I've lost 25 pounds and gone from a size 14 to a size 6 through calorie counting and exercise. I started exercising first and didn't begin to lose weight until I started counting calories. You are doing great; ignore your sisters and keep doing what you are doing.
When I started out, I was very resistent to the idea of counting calories. It seemed like so much work and I was worried I wouldn't get enough to eat (and I wanted to be able to keep eating whatever I wanted). Maybe your sisters feel the same way and don't want to admit that what you are doing is working, because then they would have to admit that what they are doing isn't working. When they tell you calorie counting doesn't work, they might be trying to convince themselves of this as much as they are trying to convince you of it.
Give it a few more months and let them see more changes in you and soon enough they will be asking you what your plan is and wanting to know all about it so they can try the same. It is a learning experience we all try to learn from each other, and we are all re-learning every day
I also agree that maybe you just shouldn't talk to them about this issue. That is what "we" are all here for.
It is hard to talk with someone about emotional eating, or boredom eating (I struggle with the same issues...) to someone who doesn't have it. My husband is this way, for one. He talks fitness with me, because we both exercise, etc.-but he just doesn't understand the emotional eating/boredome eating issues-and why having a bad day can send me over to the couch with a pint of Ben & Jerrys.
The way that I finally got him to "get it" was to realize that he used to be a smoker...and still has bouts of cravings (not every day, but usually when we are at a party or gathering where there is alcohol served-a drink or two tends to "bring on the cravings" for him even after years of not smoking.) This is how I finally got him to "understand". I explained to him that a food addiction is the same as someone with a smoking addiction, alcohol addiction, or what have you.

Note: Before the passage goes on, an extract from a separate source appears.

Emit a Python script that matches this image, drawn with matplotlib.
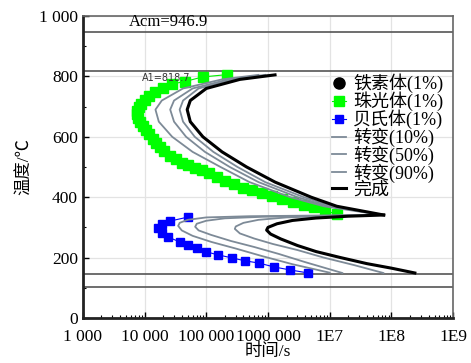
import matplotlib
matplotlib.use("Agg")
from matplotlib import pyplot as plt
from matplotlib.ticker import FixedLocator, LogLocator, NullFormatter

# pearlite 1% (green squares)
pe_t = [2.2e5, 8.7e4, 4.5e4, 2.8e4, 2.0e4, 1.5e4, 1.2e4, 1.0e4, 8.8e3, 8.0e3, 7.6e3, 7.6e3,
        7.9e3, 8.5e3, 9.4e3, 1.05e4, 1.2e4, 1.35e4, 1.55e4, 1.8e4, 2.1e4, 2.6e4, 3.2e4, 4.0e4,
        5.0e4, 6.5e4, 8.5e4, 1.1e5, 1.5e5, 2.0e5, 2.8e5, 3.9e5, 5.5e5, 8.0e5, 1.15e6, 1.7e6,
        2.5e6, 3.8e6, 5.5e6, 8.5e6, 1.3e7]
pe_T = [806, 798, 783, 775, 763, 748, 735, 722, 710, 698, 686, 674,
        662, 650, 637, 623, 608, 594, 580, 566, 552, 538, 525, 514,
        505, 497, 489, 479, 466, 453, 443, 432, 423, 413, 403, 395,
        385, 375, 366, 355, 344]

# upper C-curves (10%, 50%, 90%, finish)
up_T = [805, 790, 760, 720, 690, 650, 600, 550, 500, 450, 400, 370, 341]
up10 = [7e5, 1.8e5, 4.2e4, 1.9e4, 1.5e4, 1.7e4, 2.8e4, 6e4, 1.7e5, 5e5, 2.3e6, 8e6, 7e7]
up50 = [9e5, 2.3e5, 6e4, 3e4, 2.6e4, 3e4, 4.7e4, 9.5e4, 2.4e5, 7e5, 3e6, 9.5e6, 7.5e7]
up90 = [1.1e6, 2.8e5, 7.5e4, 4.2e4, 3.7e4, 4.2e4, 6.5e4, 1.3e5, 3.2e5, 9e5, 3.8e6, 1.1e7, 7.5e7]
upfin = [1.3e6, 3.5e5, 1e5, 5.5e4, 4.9e4, 5.5e4, 8.8e4, 1.8e5, 4.5e5, 1.3e6, 5e6, 1.3e7, 7.5e7]

# bainite 1% (blue squares)
ba_t = [5e4, 2.6e4, 1.9e4, 1.65e4, 1.9e4, 2.4e4, 3.7e4, 5e4, 7e4, 1e5, 1.55e5, 2.6e5,
        4.3e5, 7.1e5, 1.25e6, 2.3e6, 4.5e6]
ba_T = [334, 321, 311, 298, 281, 268, 252, 242, 232, 219, 209, 199,
        189, 182, 169, 159, 149]

# lower C-curves
b10_t = [7.5e7, 5e6, 5e5, 1e5, 5e4, 3.7e4, 3.5e4, 4e4, 6e4, 1.2e5, 3e5, 8e5, 2.5e6, 1e7]
b10_T = [341, 339, 337, 333, 325, 315, 305, 290, 272, 252, 230, 205, 178, 150]
b50_t = [7.5e7, 5e6, 8e5, 2e5, 1e5, 7e4, 6.6e4, 7.5e4, 1.2e5, 2.5e5, 6e5, 1.5e6, 4e6, 1.6e7]
b50_T = [341, 338, 335, 330, 322, 312, 302, 290, 275, 255, 235, 212, 185, 149]
b90_t = [7.5e7, 1e7, 2e6, 7e5, 4e5, 3e5, 2.9e5, 3.5e5, 6e5, 1.2e6, 3e6, 8e6, 2.5e7, 7.4e7]
b90_T = [341, 338, 333, 325, 315, 303, 295, 280, 263, 245, 225, 200, 175, 149]
bfin_t = [7.5e7, 2e7, 6e6, 2.5e6, 1.4e6, 1e6, 9.5e5, 1.1e6, 1.6e6, 3e6, 6e6, 1.5e7, 4e7, 1e8, 2.4e8]
bfin_T = [341, 337, 331, 323, 312, 300, 291, 278, 262, 240, 220, 200, 180, 165, 149]

Acm = 946.9
A1 = 818.7
Ms = 146
Mf = 103

xticks = [1e3, 1e4, 1e5, 1e6, 1e7, 1e8, 1e9]
xlabels = ["1 000", "10 000", "100 000", "1000 000", "1E7", "1E8", "1E9"]
yticks = [0, 200, 400, 600, 800, 1000]
ylabels = ["0", "200", "400", "600", "800", "1 000"]

serif = ["Liberation Serif", "Noto Sans CJK SC"]
cjk = ["Liberation Serif", "Noto Sans CJK SC"]
gray = "#7d8a97"

fig = plt.figure(figsize=(4.71, 3.63), dpi=100)
ax = fig.add_axes([0.176, 0.124, 0.786, 0.832])

ax.set_xscale("log")
ax.set_xlim(1e3, 1e9)
ax.set_ylim(0, 1000)

for y in [Acm, A1, Ms, Mf]:
    ax.axhline(y, color="#555555", lw=1.2, zorder=2)

ax.plot([], [], "o", color="black", ms=8, label="铁素体(1%)")
ax.plot(pe_t, pe_T, "s-", color="#00ee00", mfc="#00ff00", mec="#00ff00", ms=6.5, lw=0.8,
        label="珠光体(1%)", zorder=3)
ax.plot(ba_t, ba_T, "s-", color="#0000ff", mfc="#0000ff", mec="#0000ff", ms=6, lw=0.8,
        label="贝氏体(1%)", zorder=3)

ax.plot(up10, up_T, color=gray, lw=1.3, label="转变(10%)", zorder=4)
ax.plot(up50, up_T, color=gray, lw=1.3, label="转变(50%)", zorder=4)
ax.plot(up90, up_T, color=gray, lw=1.3, label="转变(90%)", zorder=4)
ax.plot(upfin, up_T, color="black", lw=2.2, label="完成", zorder=5)

ax.plot(b10_t, b10_T, color=gray, lw=1.3, zorder=4)
ax.plot(b50_t, b50_T, color=gray, lw=1.3, zorder=4)
ax.plot(b90_t, b90_T, color=gray, lw=1.3, zorder=4)
ax.plot(bfin_t, bfin_T, color="black", lw=2.2, zorder=5)

ax.text(2.4e4, Acm + 8, "Acm=946.9", family=serif, fontsize=12, ha="center", va="bottom")
ax.text(2.2e4, A1 - 8, "A1=818.7", family="DejaVu Sans", fontsize=7, ha="center", va="top",
        color="#333333")

ax.xaxis.set_major_locator(FixedLocator(xticks))
ax.set_xticklabels(xlabels, family=serif, fontsize=12.5)
ax.xaxis.set_minor_locator(LogLocator(base=10, subs=range(2, 10)))
ax.xaxis.set_minor_formatter(NullFormatter())
ax.yaxis.set_major_locator(FixedLocator(yticks))
ax.set_yticklabels(ylabels, family=serif, fontsize=12.5)
ax.yaxis.set_minor_locator(FixedLocator(range(100, 1000, 200)))

ax.tick_params(which="both", direction="in", top=False, right=False)
ax.tick_params(which="major", length=4, width=1)
ax.tick_params(which="minor", length=2.5, width=0.8)
ax.tick_params(axis="x", which="major", pad=8)

ax.grid(True, which="major", color="#e3e3e3", lw=0.9, zorder=0)
ax.set_axisbelow(True)

for s in ["left", "bottom"]:
    ax.spines[s].set_linewidth(2)
    ax.spines[s].set_color("#222222")
for s in ["top", "right"]:
    ax.spines[s].set_linewidth(1.2)
    ax.spines[s].set_color("#666666")

ax.set_xlabel("时间/s", family=cjk, fontsize=12.5, labelpad=-1)
ax.set_ylabel("温度/℃", family=cjk, fontsize=12.5, labelpad=4)

leg = ax.legend(loc="upper left", bbox_to_anchor=(0.672, 0.81), frameon=False,
                prop={"family": cjk, "size": 13}, handlelength=0.8, handletextpad=0.4,
                labelspacing=-0.08, borderaxespad=0, borderpad=0)

plt.savefig("out.png", dpi=100)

What I also explained to him, though, is that a smoker can avoid being around cigarettes-not buying them, not going to bars, etc. where there is smoking-and the same for alcoholics. (Obviously you can't avoid these things 100%, but you can avoid a lot of these situations.)
What I explained to him that was so hard, was the fact that we cannot avoid food. We simply can't. We have to eat, we have to buy food, we have to attend holiday gatherings and weddings and other situations where mounds of food are present-and it is a huge struggle. I explained to him that walking through the Little Debbie and ice cream sections of the grocery store would be like having an alcoholic walk through a winery, and then a liquor store.
He has finally "gotten" it when I explained it that way. I also explained to him that I have certain "triggers" to send me off on a binge-just like he does with smoking (having a drink, or being in a social environment/party where there is smoking...) and that having a sugary white carb like a donut is setting me up for a binge later...or going to long without a healthy snack and getting too hungry is also asking for a binge. He understands now.
There are certain things that other people who can't relate are not going to understand about weight problems-especially if they don't have one. This is why 3FC is so great-it is our support group, filled with people who understand.
Aphil -- The other thing that's great about this place is all the resources and explanations! Thanks for explaining how you got your husband to "get" it -- I may be able to use that with someone else!
I say sit and smile sweetly and nod your head and totally ignore them.
Ha ha ha! Ex-act-ly!
And yes, the proof is in the pudding ... fat-free, of course, or perhaps it's in the yogurt ... anyway, you're seeing the results that *you* want to see, so they can just be quiet now or forever be ignored on this topic. I can't turn to my sister (or any family members) for weight-loss support, either.
Get your support from people who aren't envious of your success. Either a support group, some true friends, or us here at 3FC.